The “Battle of Black River” was just to the east, about 15 miles, of Vicksburg, Mississippi, with a little over 250 Union casualties.
Milliken’s Bend is across the Mississippi River from Vicksburg and upstream a few miles. The Vicksburg Campaign ended in early July of 1863 with the Confederates surrendering.
Records are sparse showing where internment was for the brothers from the time of death until the Pleasant Grove Cemetery was established in 1877(?) although George was originally buried at St. Louis.
As a footnote to this sad episode, there is a note that the father, A.L. Grove died insane in 1869, at about 63 years of age, and it’s easy to imagine that the grief of losing his two oldest boys in that conflict contributed to his mental state. He was the man who ‘donated’ the land for the McMichael Cemetery. See page 325. He was the father of six- two other sons and two daughters.

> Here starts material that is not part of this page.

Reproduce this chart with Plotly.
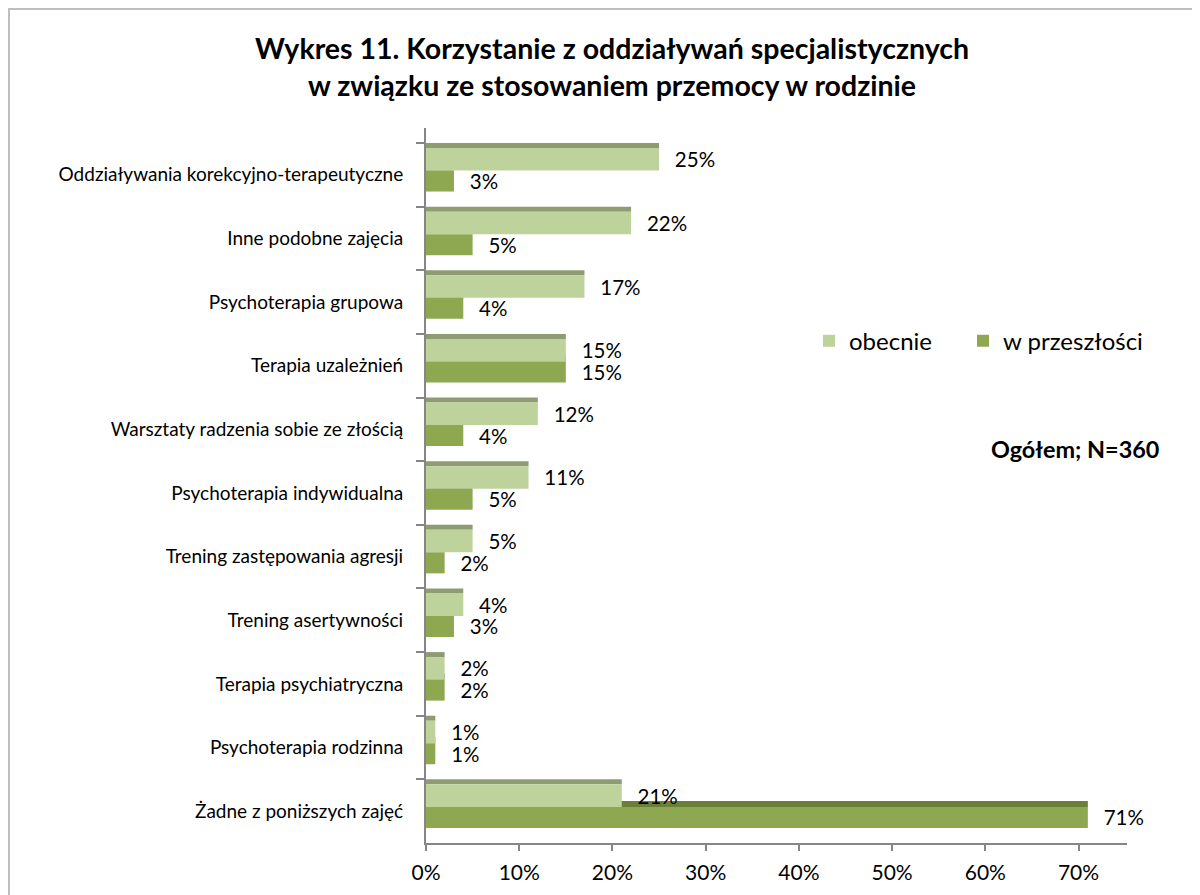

Apparently there had been, by 1882, a memorial within the Pleasant Grove Cemetery to the two soldiers and a stone for the father. However, in 2006, there was no marker found with the “Grove” name on it.
Lt. Laverne Rasmus “Bud” Sorensen ‘36 was killed in mid-August 1943 near Ellsworth, Kansas, while stationed at Smoky Hill AAF Base southwest of Salina, Kansas. He was on a routine training flight as a crew member in a B-24E bomber. The crew he was with was not his regular crew but apparently he and another fellow had filled in for two other fellows so this particular other crew could have a full complement of 10 people for their bomber mission training.
The plane was on its fifth or sixth flight of the day and previous crews had written the plane up for the fuel tank selection switch as not indicating the proper settings. On one of the previous flights the plane had landed with one engine “feathered”. These incidents, however, did not ground the plane for the day.